#### [AIM OF THE TASK]
Repeat every record exactly, but keep images out of the copy.

#### [RECORDS PROVIDED]
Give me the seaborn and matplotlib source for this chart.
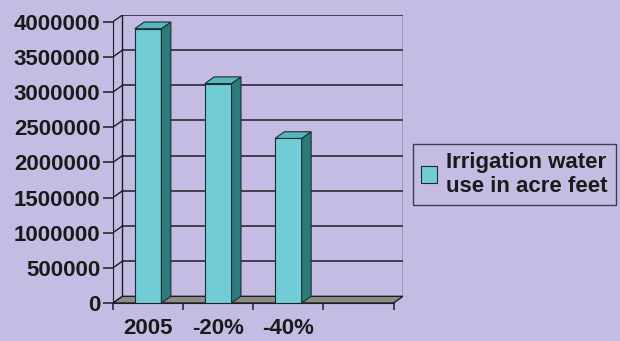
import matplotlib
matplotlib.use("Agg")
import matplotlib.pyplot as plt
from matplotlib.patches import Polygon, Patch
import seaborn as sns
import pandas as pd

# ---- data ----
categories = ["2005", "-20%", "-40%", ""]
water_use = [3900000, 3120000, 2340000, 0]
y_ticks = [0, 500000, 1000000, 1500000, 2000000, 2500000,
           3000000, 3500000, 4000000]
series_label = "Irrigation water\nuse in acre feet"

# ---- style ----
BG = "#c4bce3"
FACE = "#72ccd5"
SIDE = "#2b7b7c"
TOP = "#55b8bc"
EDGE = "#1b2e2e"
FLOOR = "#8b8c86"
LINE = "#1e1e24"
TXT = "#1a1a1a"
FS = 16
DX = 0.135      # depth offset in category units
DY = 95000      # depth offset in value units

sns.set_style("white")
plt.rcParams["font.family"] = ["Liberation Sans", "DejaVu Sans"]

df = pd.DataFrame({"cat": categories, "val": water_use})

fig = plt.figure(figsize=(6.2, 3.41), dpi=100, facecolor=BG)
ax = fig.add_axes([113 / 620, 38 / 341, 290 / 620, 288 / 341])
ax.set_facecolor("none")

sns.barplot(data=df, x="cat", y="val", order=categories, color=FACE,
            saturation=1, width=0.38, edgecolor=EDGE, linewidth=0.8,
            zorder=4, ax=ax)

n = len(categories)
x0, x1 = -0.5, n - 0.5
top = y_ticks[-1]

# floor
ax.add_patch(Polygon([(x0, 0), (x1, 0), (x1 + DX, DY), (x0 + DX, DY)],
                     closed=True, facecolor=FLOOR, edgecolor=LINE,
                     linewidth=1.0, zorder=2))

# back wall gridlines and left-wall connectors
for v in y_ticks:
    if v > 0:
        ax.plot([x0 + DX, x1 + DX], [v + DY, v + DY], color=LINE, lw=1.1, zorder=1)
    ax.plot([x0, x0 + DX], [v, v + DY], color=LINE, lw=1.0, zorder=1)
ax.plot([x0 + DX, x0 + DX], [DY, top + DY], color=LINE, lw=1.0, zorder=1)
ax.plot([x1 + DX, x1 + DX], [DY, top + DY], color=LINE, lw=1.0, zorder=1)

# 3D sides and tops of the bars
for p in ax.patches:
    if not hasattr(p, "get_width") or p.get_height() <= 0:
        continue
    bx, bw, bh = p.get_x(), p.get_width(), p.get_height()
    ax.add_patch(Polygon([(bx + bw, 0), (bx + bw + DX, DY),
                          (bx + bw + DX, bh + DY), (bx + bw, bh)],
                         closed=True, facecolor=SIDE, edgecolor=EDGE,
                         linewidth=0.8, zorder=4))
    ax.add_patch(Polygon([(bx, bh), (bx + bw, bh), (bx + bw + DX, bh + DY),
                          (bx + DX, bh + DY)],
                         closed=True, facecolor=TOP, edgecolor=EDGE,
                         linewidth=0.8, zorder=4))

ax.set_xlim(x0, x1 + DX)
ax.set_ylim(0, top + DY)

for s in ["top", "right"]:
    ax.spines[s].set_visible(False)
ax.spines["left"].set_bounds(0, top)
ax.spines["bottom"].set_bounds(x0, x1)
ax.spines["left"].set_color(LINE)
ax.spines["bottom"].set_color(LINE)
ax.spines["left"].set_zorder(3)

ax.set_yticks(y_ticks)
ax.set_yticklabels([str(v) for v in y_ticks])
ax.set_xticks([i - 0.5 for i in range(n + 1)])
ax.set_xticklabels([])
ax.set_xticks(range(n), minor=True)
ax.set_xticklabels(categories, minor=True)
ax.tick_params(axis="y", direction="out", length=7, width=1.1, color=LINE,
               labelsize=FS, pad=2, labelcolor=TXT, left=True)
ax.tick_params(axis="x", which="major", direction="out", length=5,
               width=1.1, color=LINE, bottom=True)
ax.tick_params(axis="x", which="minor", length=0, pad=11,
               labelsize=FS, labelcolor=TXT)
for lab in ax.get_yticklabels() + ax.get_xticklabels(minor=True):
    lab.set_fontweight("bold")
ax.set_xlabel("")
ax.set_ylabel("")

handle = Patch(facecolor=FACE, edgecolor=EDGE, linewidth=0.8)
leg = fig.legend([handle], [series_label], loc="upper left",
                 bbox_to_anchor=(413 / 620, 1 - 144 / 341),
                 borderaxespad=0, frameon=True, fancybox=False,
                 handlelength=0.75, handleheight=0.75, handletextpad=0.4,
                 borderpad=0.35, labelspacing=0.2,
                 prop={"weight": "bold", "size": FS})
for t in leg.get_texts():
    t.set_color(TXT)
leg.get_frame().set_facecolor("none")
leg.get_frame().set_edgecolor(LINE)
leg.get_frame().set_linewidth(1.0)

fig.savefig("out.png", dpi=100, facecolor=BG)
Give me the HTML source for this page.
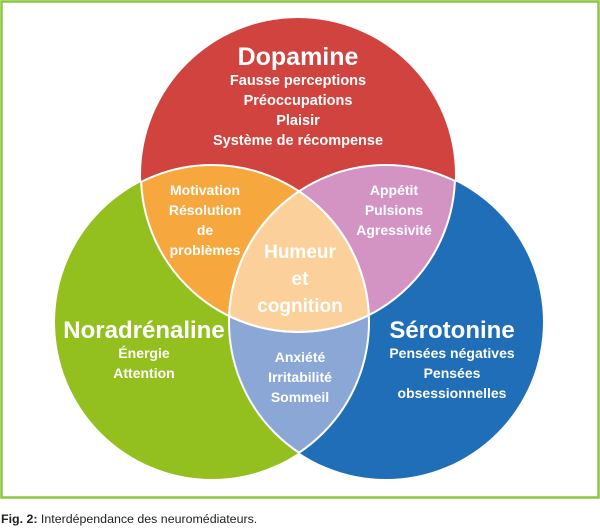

#### [WRITTEN SOLUTION]
Give me the seaborn and matplotlib source for this chart.
import matplotlib
matplotlib.use("Agg")
import matplotlib.pyplot as plt
from matplotlib.patches import Polygon, Patch
import seaborn as sns
import pandas as pd

# ---- data ----
categories = ["2005", "-20%", "-40%", ""]
water_use = [3900000, 3120000, 2340000, 0]
y_ticks = [0, 500000, 1000000, 1500000, 2000000, 2500000,
           3000000, 3500000, 4000000]
series_label = "Irrigation water\nuse in acre feet"

# ---- style ----
BG = "#c4bce3"
FACE = "#72ccd5"
SIDE = "#2b7b7c"
TOP = "#55b8bc"
EDGE = "#1b2e2e"
FLOOR = "#8b8c86"
LINE = "#1e1e24"
TXT = "#1a1a1a"
FS = 16
DX = 0.135      # depth offset in category units
DY = 95000      # depth offset in value units

sns.set_style("white")
plt.rcParams["font.family"] = ["Liberation Sans", "DejaVu Sans"]

df = pd.DataFrame({"cat": categories, "val": water_use})

fig = plt.figure(figsize=(6.2, 3.41), dpi=100, facecolor=BG)
ax = fig.add_axes([113 / 620, 38 / 341, 290 / 620, 288 / 341])
ax.set_facecolor("none")

sns.barplot(data=df, x="cat", y="val", order=categories, color=FACE,
            saturation=1, width=0.38, edgecolor=EDGE, linewidth=0.8,
            zorder=4, ax=ax)

n = len(categories)
x0, x1 = -0.5, n - 0.5
top = y_ticks[-1]

# floor
ax.add_patch(Polygon([(x0, 0), (x1, 0), (x1 + DX, DY), (x0 + DX, DY)],
                     closed=True, facecolor=FLOOR, edgecolor=LINE,
                     linewidth=1.0, zorder=2))

# back wall gridlines and left-wall connectors
for v in y_ticks:
    if v > 0:
        ax.plot([x0 + DX, x1 + DX], [v + DY, v + DY], color=LINE, lw=1.1, zorder=1)
    ax.plot([x0, x0 + DX], [v, v + DY], color=LINE, lw=1.0, zorder=1)
ax.plot([x0 + DX, x0 + DX], [DY, top + DY], color=LINE, lw=1.0, zorder=1)
ax.plot([x1 + DX, x1 + DX], [DY, top + DY], color=LINE, lw=1.0, zorder=1)

# 3D sides and tops of the bars
for p in ax.patches:
    if not hasattr(p, "get_width") or p.get_height() <= 0:
        continue
    bx, bw, bh = p.get_x(), p.get_width(), p.get_height()
    ax.add_patch(Polygon([(bx + bw, 0), (bx + bw + DX, DY),
                          (bx + bw + DX, bh + DY), (bx + bw, bh)],
                         closed=True, facecolor=SIDE, edgecolor=EDGE,
                         linewidth=0.8, zorder=4))
    ax.add_patch(Polygon([(bx, bh), (bx + bw, bh), (bx + bw + DX, bh + DY),
                          (bx + DX, bh + DY)],
                         closed=True, facecolor=TOP, edgecolor=EDGE,
                         linewidth=0.8, zorder=4))

ax.set_xlim(x0, x1 + DX)
ax.set_ylim(0, top + DY)

for s in ["top", "right"]:
    ax.spines[s].set_visible(False)
ax.spines["left"].set_bounds(0, top)
ax.spines["bottom"].set_bounds(x0, x1)
ax.spines["left"].set_color(LINE)
ax.spines["bottom"].set_color(LINE)
ax.spines["left"].set_zorder(3)

ax.set_yticks(y_ticks)
ax.set_yticklabels([str(v) for v in y_ticks])
ax.set_xticks([i - 0.5 for i in range(n + 1)])
ax.set_xticklabels([])
ax.set_xticks(range(n), minor=True)
ax.set_xticklabels(categories, minor=True)
ax.tick_params(axis="y", direction="out", length=7, width=1.1, color=LINE,
               labelsize=FS, pad=2, labelcolor=TXT, left=True)
ax.tick_params(axis="x", which="major", direction="out", length=5,
               width=1.1, color=LINE, bottom=True)
ax.tick_params(axis="x", which="minor", length=0, pad=11,
               labelsize=FS, labelcolor=TXT)
for lab in ax.get_yticklabels() + ax.get_xticklabels(minor=True):
    lab.set_fontweight("bold")
ax.set_xlabel("")
ax.set_ylabel("")

handle = Patch(facecolor=FACE, edgecolor=EDGE, linewidth=0.8)
leg = fig.legend([handle], [series_label], loc="upper left",
                 bbox_to_anchor=(413 / 620, 1 - 144 / 341),
                 borderaxespad=0, frameon=True, fancybox=False,
                 handlelength=0.75, handleheight=0.75, handletextpad=0.4,
                 borderpad=0.35, labelspacing=0.2,
                 prop={"weight": "bold", "size": FS})
for t in leg.get_texts():
    t.set_color(TXT)
leg.get_frame().set_facecolor("none")
leg.get_frame().set_edgecolor(LINE)
leg.get_frame().set_linewidth(1.0)

fig.savefig("out.png", dpi=100, facecolor=BG)
Give me the HTML source for this page.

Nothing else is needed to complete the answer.